Kokovenice has grown out of working for the last 18 years in Cambodia organizing hand weaving projects and sewing workshops and in this capacity, the owners Marianne Kooimans and Steve Wood have worked with many independent weavers who produced silks by weaving on individual looms that are usually sited under their bamboo stilt houses.
Initially these weavers were very poor and often wove mosquito nets or bright plaid scarves sold cheaply at the market. Steve and Marianne went to these fairly remote villages seen in these pictures and asked the weavers to work together on bigger projects. This turned out to be a good idea, as it kept alive ancient hand-weaving traditions and created within the predominately female weavers a sense of pride and personal worth that had been lost during the many years of brutal civil war.

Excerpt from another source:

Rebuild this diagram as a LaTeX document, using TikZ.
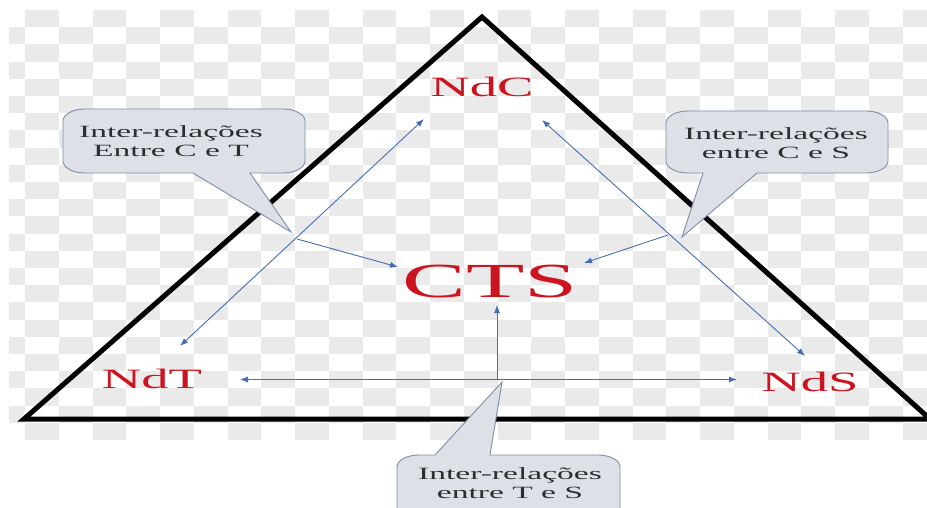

In order to use these fabrics commercially and create a market for these textiles, Marianne Kooimans called upon her training, both as a fashion designer and a highly skilled seamstress to compose unique creative garments. This activity has allowed her to pass this knowledge on to two extended families of tailors and sewers in Phnom Penh Cambodia. In this regard, Marianne has trained a number of women to sew in very exacting couture fashion and also encouraged a number of their children to become computer literate and improve their language skills and organizational abilities.
Eighteen years on, beautiful fabrics are still being woven and a new generation of Cambodian women is learning to create beautiful garments and fabrics. This business is by all regards sustainable, with the information and training being passed along to countless other independent businesses in Cambodia. Kokovenice is where these items, made by well-paid independent craftsmen together with a talented designer, find their market in a beautiful setting. Virtually everything is hand made and it shows.
Shoes
Marianne called and said she had found the most extraordinary thing at Premier Vision (the bi-annual textile show) in Paris. I asked her what that might be and she answered: Fish Leather. I was a bit stunned. I asked, thinking of my recently devoured salmon dinner. “ You mean really, like fish leather?” She assured me that she had many kinds of fish leather. Not only salmon, but tilapia, perch and cod among others. She had veritable bouillabaisse of fish leather! Later, looking the skins over in our studio I could see that they were textural, beautiful and exceptionally strong. Initially her suggestion was to use this leather as accents for some clothing she was designing but within a day or two, I noticed two greenish fish skins lined upon on the design table and she asked if I thought there were any shoemakers left in Los Angeles. I nodded in the affirmative and could see the direction she was headed. Shoes. Unable to locate a shoemaker in Los Angeles, she soon found a French trained-Vietnamese Cambodian family who were able to work with her drawings and make a pair of fish mules with a delicate heel from a combination of Italian cowhide and her fish leathers. This was the beginning of her shoe “project.” Now, many hundreds of pairs later, Marianne Kooimans has developed hand made shoes so comfortable they feel like you are wearing slippers!